RAW RECORDS:
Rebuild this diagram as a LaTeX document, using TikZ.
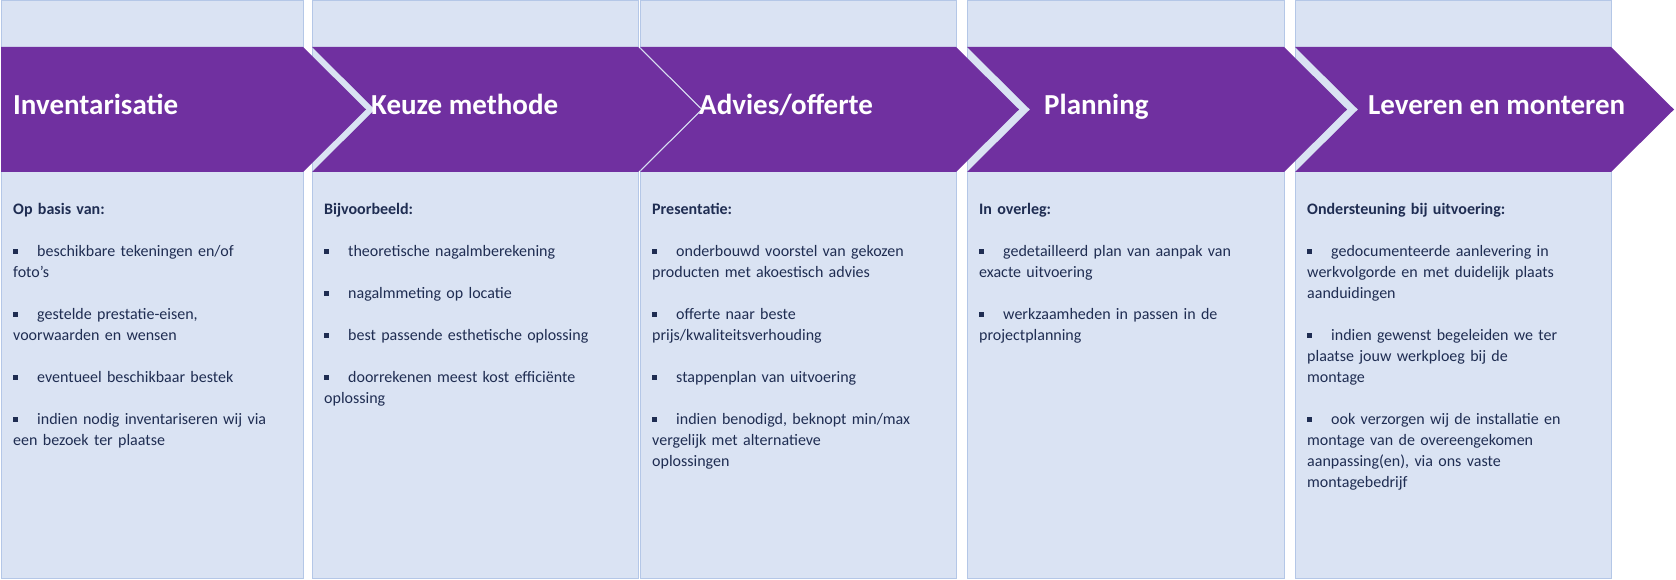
\documentclass[tikz,border=0pt]{standalone}
\usepackage{fontspec}
\setmainfont{Carlito}
\definecolor{stagepurple}{HTML}{7030A0}
\definecolor{panelfill}{HTML}{DAE3F3}
\definecolor{panelline}{HTML}{B4C7E7}
\definecolor{bodynavy}{HTML}{1F2D52}
\newcommand{\itm}[1]{\par\noindent\hangindent=24pt\hangafter=1\makebox[24pt][l]{\raisebox{2.5pt}{\rule{4.5pt}{4.5pt}}}#1\par\vspace{21pt}}
\tikzset{
  panel/.style={fill=panelfill, draw=panelline, line width=1pt},
  stagetitle/.style={anchor=base west, text=white, font=\fontsize{29}{34}\selectfont\bfseries, inner sep=0pt},
  stagebody/.style={anchor=north west, text=bodynavy, text width=290pt, align=left, inner sep=0pt,
    font=\fontsize{16}{21}\selectfont}
}
\begin{document}
\begin{tikzpicture}[x=1pt,y=-1pt]
\useasboundingbox (0,0) rectangle (1676,580);

% Panels behind the chevrons
\foreach \L/\R [count=\i] in {1/303, 312/638, 640/956, 967/1284, 1295/1611}
  \draw[panel] (\L,1) rectangle (\R,578);

% Chevrons
\fill[stagepurple] (1,47) -- (303,47) -- (366,109.5) -- (303,172) -- (1,172) -- cycle;
\foreach \L/\R in {312/638, 640/956, 967/1284, 1295/1611}
  \fill[stagepurple] (\L,47) -- (\R,47) -- (\R+63,109.5) -- (\R,172) -- (\L,172) -- (\L+63,109.5) -- cycle;

% Titles
\node[stagetitle] (inventarisatie) at (13,115) {Inventarisatie};
\node[stagetitle] (keuze) at (371,115) {Keuze methode};
\node[stagetitle] (advies) at (699,115) {Advies/offerte};
\node[stagetitle] (planning) at (1044,115) {Planning};
\node[stagetitle] (leveren) at (1368,115) {Leveren en monteren};

% Body texts
\node[stagebody] (bodyinv) at (13,203) {\textbf{Op basis van:}\par\vspace{21pt}
  \itm{beschikbare tekeningen en/of\\foto’s}
  \itm{gestelde prestatie-eisen,\\voorwaarden en wensen}
  \itm{eventueel beschikbaar bestek}
  \itm{indien nodig inventariseren wij via\\een bezoek ter plaatse}};
\node[stagebody] (bodykeuze) at (324,203) {\textbf{Bijvoorbeeld:}\par\vspace{21pt}
  \itm{theoretische nagalmberekening}
  \itm{nagalmmeting op locatie}
  \itm{best passende esthetische oplossing}
  \itm{doorrekenen meest kost efficiënte\\oplossing}};
\node[stagebody] (bodyadvies) at (652,203) {\textbf{Presentatie:}\par\vspace{21pt}
  \itm{onderbouwd voorstel van gekozen\\producten met akoestisch advies}
  \itm{offerte naar beste\\prijs/kwaliteitsverhouding}
  \itm{stappenplan van uitvoering}
  \itm{indien benodigd, beknopt min/max\\vergelijk met alternatieve\\oplossingen}};
\node[stagebody] (bodyplanning) at (979,203) {\textbf{In overleg:}\par\vspace{21pt}
  \itm{gedetailleerd plan van aanpak van\\exacte uitvoering}
  \itm{werkzaamheden in passen in de\\projectplanning}};
\node[stagebody] (bodyleveren) at (1307,203) {\textbf{Ondersteuning bij uitvoering:}\par\vspace{21pt}
  \itm{gedocumenteerde aanlevering in\\werkvolgorde en met duidelijk plaats\\aanduidingen}
  \itm{indien gewenst begeleiden we ter\\plaatse jouw werkploeg bij de\\montage}
  \itm{ook verzorgen wij de installatie en\\montage van de overeengekomen\\aanpassing(en), via ons vaste\\montagebedrijf}};
\end{tikzpicture}
\end{document}
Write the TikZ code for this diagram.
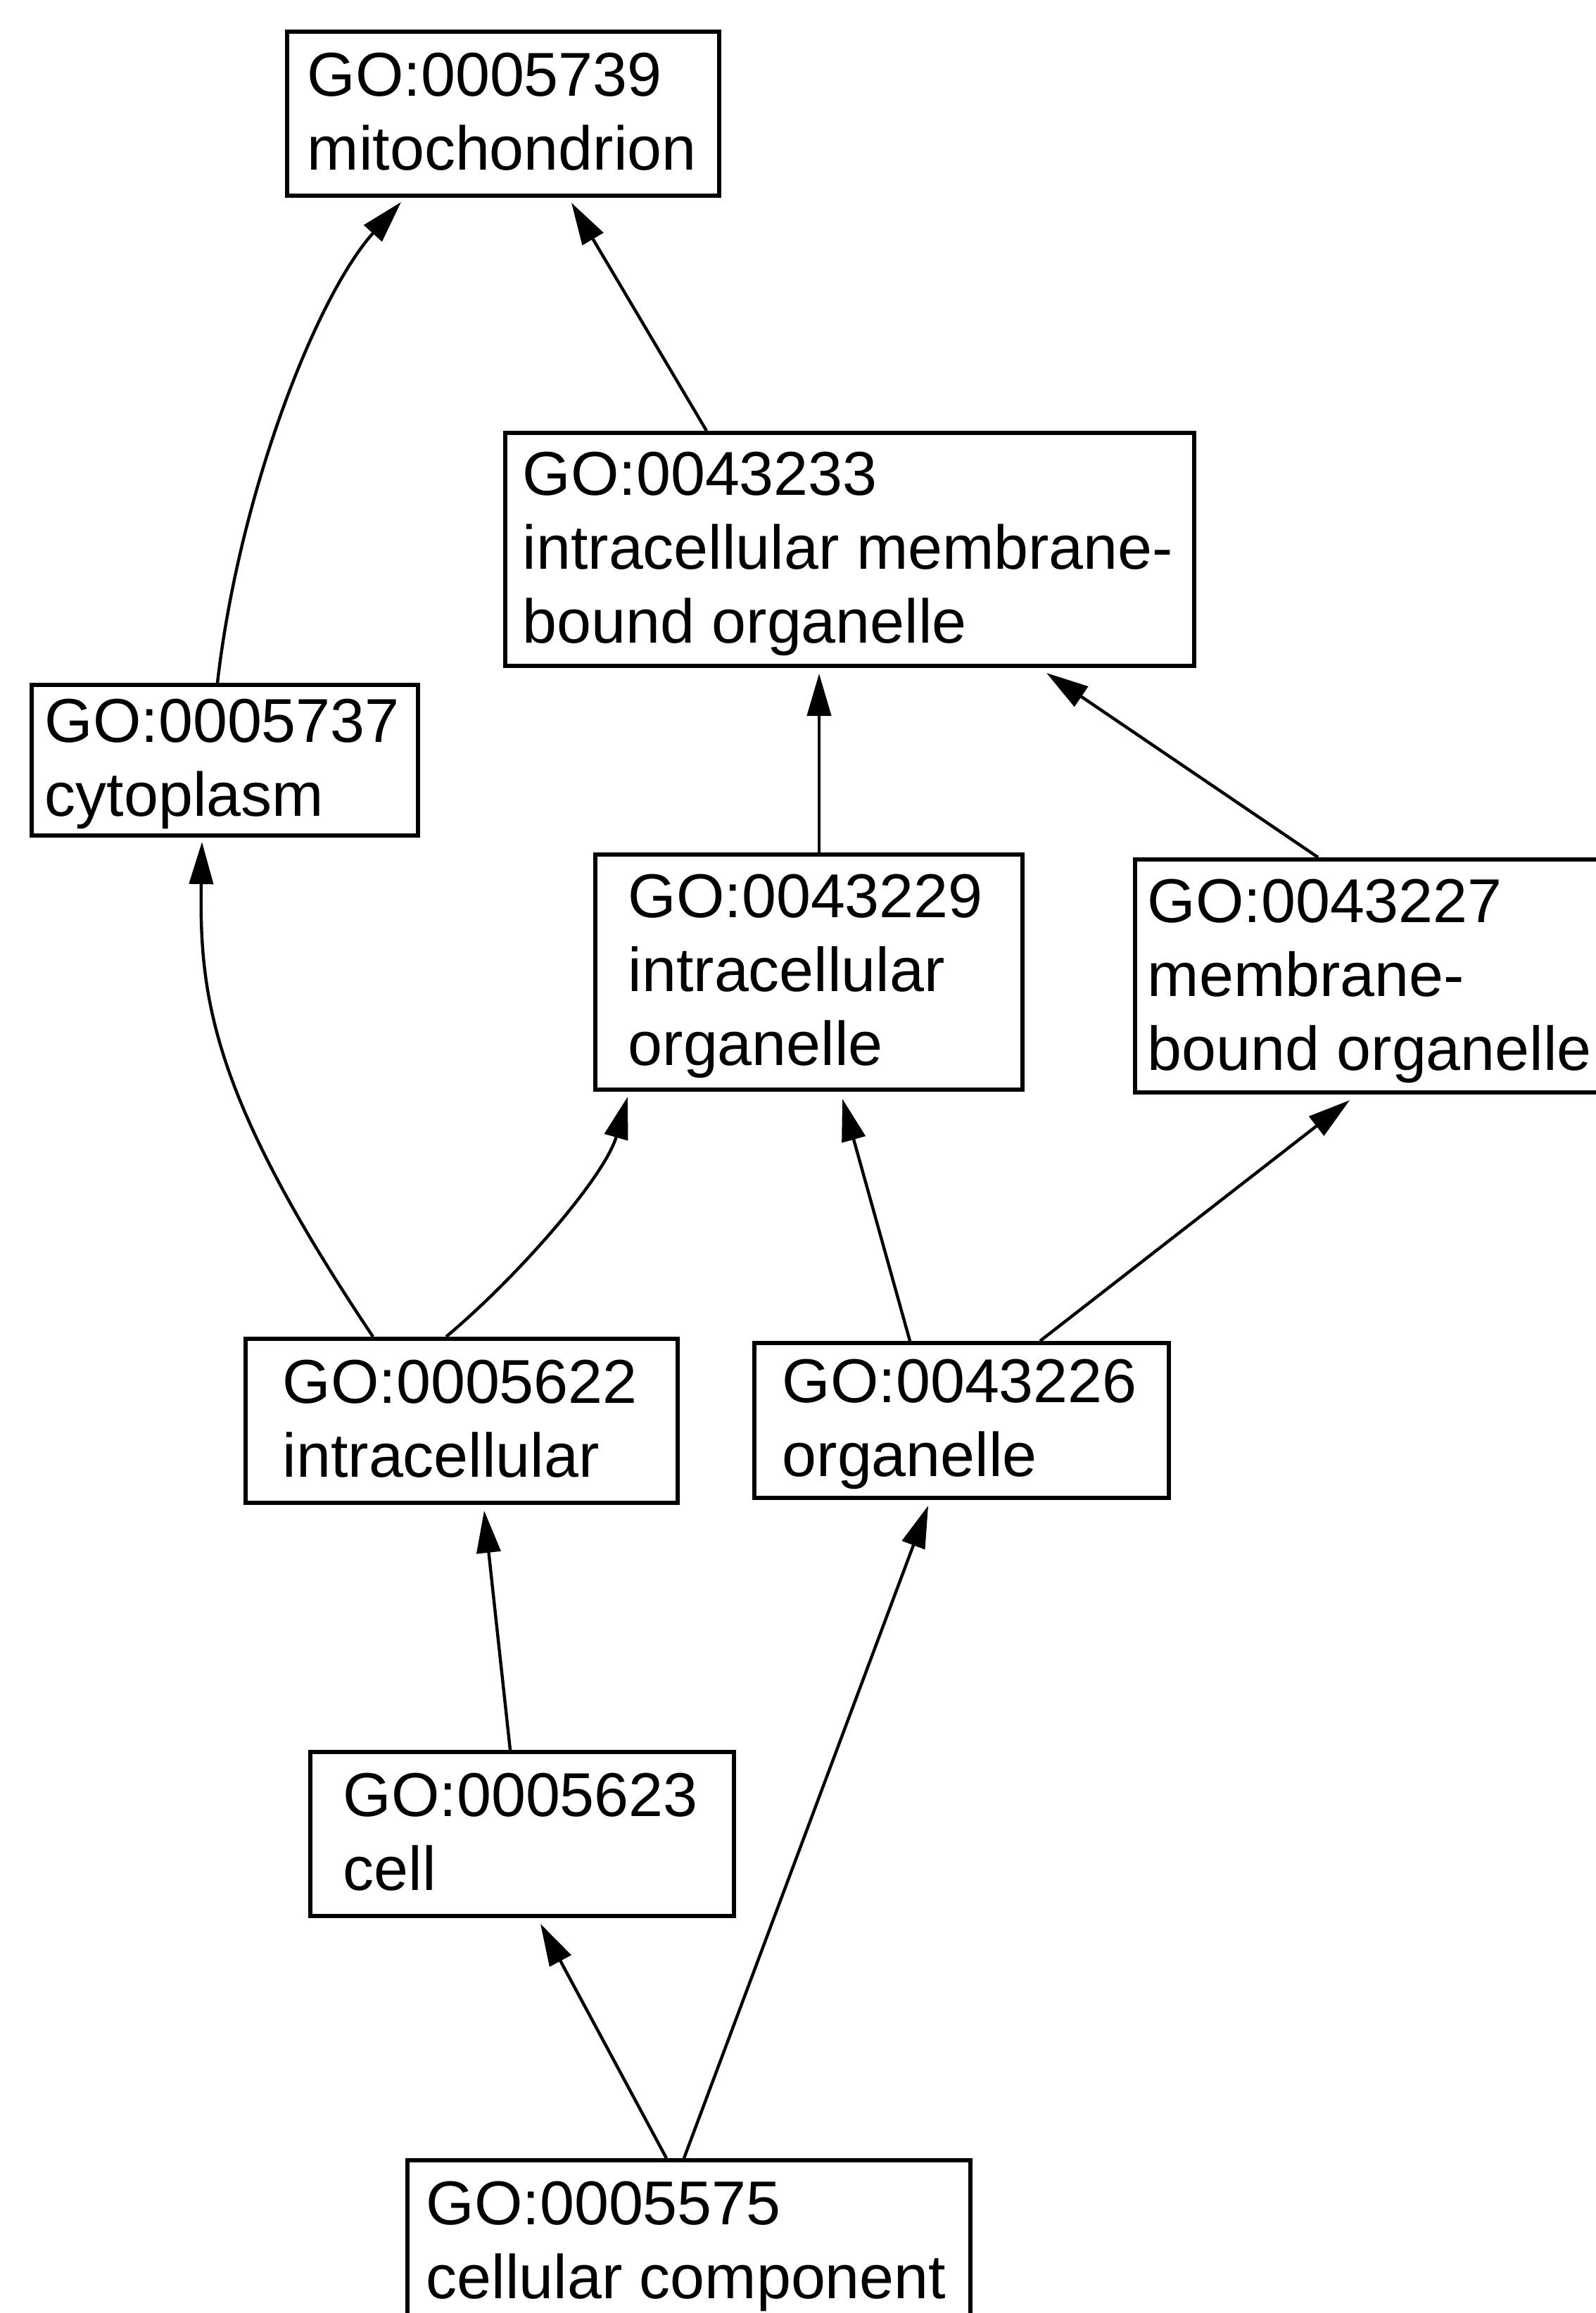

TASK OBJECTIVE: From the first line of the listing above, repeat every line through the one holding "(leveren) at (1368,115)". Both ends count, and pictures stay out.

FINISHED EXERCISE:
Rebuild this diagram as a LaTeX document, using TikZ.
\documentclass[tikz,border=0pt]{standalone}
\usepackage{fontspec}
\setmainfont{Carlito}
\definecolor{stagepurple}{HTML}{7030A0}
\definecolor{panelfill}{HTML}{DAE3F3}
\definecolor{panelline}{HTML}{B4C7E7}
\definecolor{bodynavy}{HTML}{1F2D52}
\newcommand{\itm}[1]{\par\noindent\hangindent=24pt\hangafter=1\makebox[24pt][l]{\raisebox{2.5pt}{\rule{4.5pt}{4.5pt}}}#1\par\vspace{21pt}}
\tikzset{
  panel/.style={fill=panelfill, draw=panelline, line width=1pt},
  stagetitle/.style={anchor=base west, text=white, font=\fontsize{29}{34}\selectfont\bfseries, inner sep=0pt},
  stagebody/.style={anchor=north west, text=bodynavy, text width=290pt, align=left, inner sep=0pt,
    font=\fontsize{16}{21}\selectfont}
}
\begin{document}
\begin{tikzpicture}[x=1pt,y=-1pt]
\useasboundingbox (0,0) rectangle (1676,580);

% Panels behind the chevrons
\foreach \L/\R [count=\i] in {1/303, 312/638, 640/956, 967/1284, 1295/1611}
  \draw[panel] (\L,1) rectangle (\R,578);

% Chevrons
\fill[stagepurple] (1,47) -- (303,47) -- (366,109.5) -- (303,172) -- (1,172) -- cycle;
\foreach \L/\R in {312/638, 640/956, 967/1284, 1295/1611}
  \fill[stagepurple] (\L,47) -- (\R,47) -- (\R+63,109.5) -- (\R,172) -- (\L,172) -- (\L+63,109.5) -- cycle;

% Titles
\node[stagetitle] (inventarisatie) at (13,115) {Inventarisatie};
\node[stagetitle] (keuze) at (371,115) {Keuze methode};
\node[stagetitle] (advies) at (699,115) {Advies/offerte};
\node[stagetitle] (planning) at (1044,115) {Planning};
\node[stagetitle] (leveren) at (1368,115) {Leveren en monteren};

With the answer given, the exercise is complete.